Having filled my viewing gaps in Spielberg's filmography, the status of
The Lost World: Jurassic Park as one of the director's weakest films, if not his worst film, has never been less in doubt. Other low points in the director's career have at least shown promise or intriguing premises:
Hook may rely far too much on its regrettably hip version of the Lost Boys' hideout, but it sports two great performances and a high concept floated it through many of its glaring flaws.
1941 showed the director's first major, explicit attempt to revive the films of his youth for the modern multiplex, an approach that would soon bear fruit with the Indiana Jones franchise.

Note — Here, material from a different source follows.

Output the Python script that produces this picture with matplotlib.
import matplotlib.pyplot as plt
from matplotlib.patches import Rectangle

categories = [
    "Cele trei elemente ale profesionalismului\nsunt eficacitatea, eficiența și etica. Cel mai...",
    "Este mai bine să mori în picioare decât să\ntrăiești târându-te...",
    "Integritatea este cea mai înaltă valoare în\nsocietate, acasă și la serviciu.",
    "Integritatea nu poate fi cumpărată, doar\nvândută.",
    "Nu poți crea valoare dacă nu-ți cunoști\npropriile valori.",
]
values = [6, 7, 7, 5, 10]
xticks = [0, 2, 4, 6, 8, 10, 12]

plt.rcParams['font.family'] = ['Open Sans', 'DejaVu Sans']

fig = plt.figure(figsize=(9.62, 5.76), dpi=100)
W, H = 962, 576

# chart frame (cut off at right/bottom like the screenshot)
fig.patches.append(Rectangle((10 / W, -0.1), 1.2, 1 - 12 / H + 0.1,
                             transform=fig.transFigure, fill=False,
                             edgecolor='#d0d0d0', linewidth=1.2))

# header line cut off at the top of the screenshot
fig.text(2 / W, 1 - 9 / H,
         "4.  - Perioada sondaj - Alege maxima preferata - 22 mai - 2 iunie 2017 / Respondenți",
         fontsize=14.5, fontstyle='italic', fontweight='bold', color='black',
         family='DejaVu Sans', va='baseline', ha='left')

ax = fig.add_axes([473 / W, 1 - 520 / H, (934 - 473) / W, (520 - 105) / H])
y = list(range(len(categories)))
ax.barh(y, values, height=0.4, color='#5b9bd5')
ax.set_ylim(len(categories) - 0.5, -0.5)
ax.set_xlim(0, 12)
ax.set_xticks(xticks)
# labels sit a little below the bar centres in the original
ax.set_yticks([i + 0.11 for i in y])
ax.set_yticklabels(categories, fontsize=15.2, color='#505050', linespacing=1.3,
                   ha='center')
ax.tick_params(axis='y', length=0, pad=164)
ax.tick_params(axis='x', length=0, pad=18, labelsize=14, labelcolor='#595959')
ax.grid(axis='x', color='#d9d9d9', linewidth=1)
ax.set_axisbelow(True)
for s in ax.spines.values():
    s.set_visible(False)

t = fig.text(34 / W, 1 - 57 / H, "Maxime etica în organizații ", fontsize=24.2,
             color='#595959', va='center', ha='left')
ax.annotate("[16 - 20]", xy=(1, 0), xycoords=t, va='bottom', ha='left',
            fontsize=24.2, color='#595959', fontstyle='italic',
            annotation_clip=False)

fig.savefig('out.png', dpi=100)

Even the forgotten
Always, with its too-broad combination of haunting movies
A Matter of Life and Death and
Only Angels Have Wings, had moments of beauty worthy of those wrenching melodramas.
In comparison,
The Lost World seems such a cynical cash-in for Spielberg's biggest hit that hardly any visible reason exists as to why he would do it. It's not like the world's richest and most powerful director needed to do this to get approval for another film. His previous two films, the first
Jurassic Park and
Schindler's List, eradicated whatever sliver of doubt remained that Spielberg was King of Hollywood. The knowledge of the uselessness of the sequel makes its wretched, slapstick construction all the more grating.